Koopman's more recent "Better Embedded System Software" is a great overview of its subject.

manholio · on Aug 15, 2022

I wonder how soon we will have microarchitectures that are purely the result of some deep learning algorithms optimizing for performance and compilability of high level languages. We would be able to prove them correct - that they correctly execute the code and have no exploitable bugs - but we will have almost no idea how exactly they achieve said performance.

batmanturkey · on Aug 17, 2022

I can’t find the link atm, but the reference was a self-optimized circuit that achieved xyz objective but the actual fpga bitstream was a p&r nightmare of latches and impossible simplifications taking advantage of phantom this and inductive that all accidentally and due to proximity but measured results and feedback and such. Totally specific and local, down to clock skew usage, whatever, no one understood it… will have to find the link…

manholio · on Aug 17, 2022

That sounds about right. Why bother with a clock anyway, asynchronous is the way of the hardware samurai.

Although it should be fuzzed a bit with signal and power noise, to kill those "solutions" that only work due to a lucky photo-resist error that manifests itself at exactly 3.03V.

mlyle · on Aug 16, 2022

I don't think we really know how to learn code generation techniques and prove them correct, yet. That would be, in general, a really neat and useful trick.

batmanturkey · on Aug 17, 2022

What, divide in half and compare?

digdugdirk · on Aug 15, 2022

Not sure if this quite counts for what I'm asking, but:

Is there a good list of "fundamentally new" types of computing paradigms over time? I'd love to see what paradigms branched off of others, what reached dead ends and why, etc.
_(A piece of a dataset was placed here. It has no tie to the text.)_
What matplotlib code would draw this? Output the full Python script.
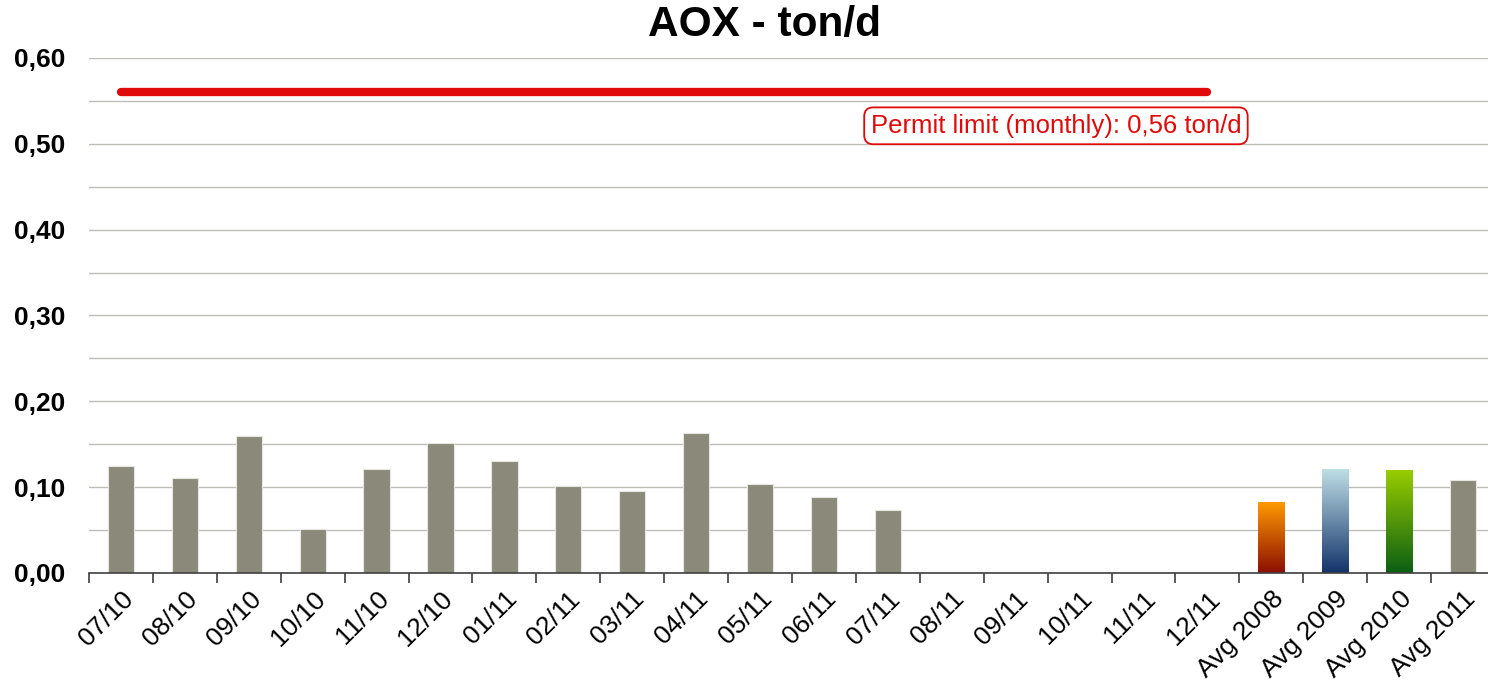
import matplotlib.pyplot as plt
import numpy as np
from matplotlib.colors import LinearSegmentedColormap
from matplotlib.ticker import MultipleLocator

plt.rcParams['font.family'] = ['Liberation Sans', 'DejaVu Sans']

categories = ["07/10", "08/10", "09/10", "10/10", "11/10", "12/10", "01/11", "02/11",
              "03/11", "04/11", "05/11", "06/11", "07/11", "08/11", "09/11", "10/11",
              "11/11", "12/11", "Avg 2008", "Avg 2009", "Avg 2010", "Avg 2011"]
values = [0.125, 0.111, 0.160, 0.051, 0.121, 0.151, 0.130, 0.101,
          0.095, 0.163, 0.104, 0.089, 0.073, 0, 0, 0,
          0, 0, 0.082, 0.121, 0.119, 0.108]
permit_limit = 0.56
permit_span = ("07/10", "12/11")
permit_label = "Permit limit (monthly): 0,56 ton/d"

# gradients for the yearly average bars (top colour, bottom colour)
gradients = {
    "Avg 2008": ("#FF9900", "#8B0E00"),
    "Avg 2009": ("#BFDFE6", "#13336B"),
    "Avg 2010": ("#99CC00", "#0B5E14"),
}

gray = "#8B8A7A"

fig = plt.figure(figsize=(14.88, 6.87), dpi=100)
ax = fig.add_axes([89 / 1488, 1 - 573 / 687, (1495 - 89) / 1488, (573 - 58) / 687])

x = np.arange(len(categories))
bars = ax.bar(x, values, width=0.41, color=gray, edgecolor="#E6E6E0", linewidth=0.8, zorder=3)

for bar, cat in zip(bars, categories):
    if cat in gradients:
        top, bottom = gradients[cat]
        cmap = LinearSegmentedColormap.from_list(cat, [bottom, top])
        bar.set_facecolor("none")
        bar.set_edgecolor("none")
        x0, y0 = bar.get_x(), bar.get_y()
        w, h = bar.get_width(), bar.get_height()
        grad = np.linspace(0, 1, 256).reshape(-1, 1)
        ax.imshow(grad, extent=[x0, x0 + w, y0, y0 + h], origin="lower",
                  aspect="auto", cmap=cmap, zorder=3)

i0, i1 = categories.index(permit_span[0]), categories.index(permit_span[1])
ax.plot([i0, i1], [permit_limit, permit_limit], color="#E00A0A", lw=6,
        solid_capstyle="round", zorder=4)
ax.text(14.63, 0.521, permit_label, color="#E00A0A", fontsize=18.5,
        ha="center", va="center", zorder=5,
        bbox=dict(boxstyle="round,pad=0.25,rounding_size=0.35", fc="white",
                  ec="#E00A0A", lw=1.3))

ax.set_xlim(-0.5, len(categories) - 0.5)
ax.set_ylim(0, 0.60)
ax.yaxis.set_major_locator(MultipleLocator(0.1))
ax.yaxis.set_minor_locator(MultipleLocator(0.05))
ax.set_yticks(np.arange(0, 0.61, 0.1))
ax.set_yticklabels([f"{v:.2f}".replace(".", ",") for v in np.arange(0, 0.61, 0.1)],
                   fontsize=19, fontweight="bold")
ax.tick_params(axis="y", which="both", length=0, pad=17)
ax.grid(axis="y", which="both", color="#BDBDB5", lw=1.0, zorder=0)

ax.set_xticks(x)
ax.set_xticklabels(categories, rotation=45, ha="right", rotation_mode="anchor",
                   fontsize=19)
ax.tick_params(axis="x", which="major", length=0, pad=10)
ax.set_xticks(np.arange(-0.5, len(categories), 1), minor=True)
ax.tick_params(axis="x", which="minor", length=7, width=1.2, color="#404040",
               direction="out")

for s in ("left", "right", "top"):
    ax.spines[s].set_visible(False)
ax.spines["bottom"].set_color("#404040")
ax.spines["bottom"].set_linewidth(1.2)
ax.spines["bottom"].set_zorder(6)

fig.text(764 / 1488, 1 - 25 / 687, "AOX - ton/d", ha="center", va="center",
         fontsize=30.5, fontweight="bold")

fig.savefig("out.png", dpi=100)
xhevahir · on Aug 16, 2022

There's this chart: http://666-bits.blogspot.com/2007/08/principal-programming-p...

7thaccount · on Aug 15, 2022

I've seen some chart like this before. For example, APL started the array family that has APL, J, A+, K, Kona...etc. Algol started the procedural family of Algol, Fortran, Basic...etc. Lisp started the family of lisp languages...and so on. The taxonomy is convoluted and not quite that neat though.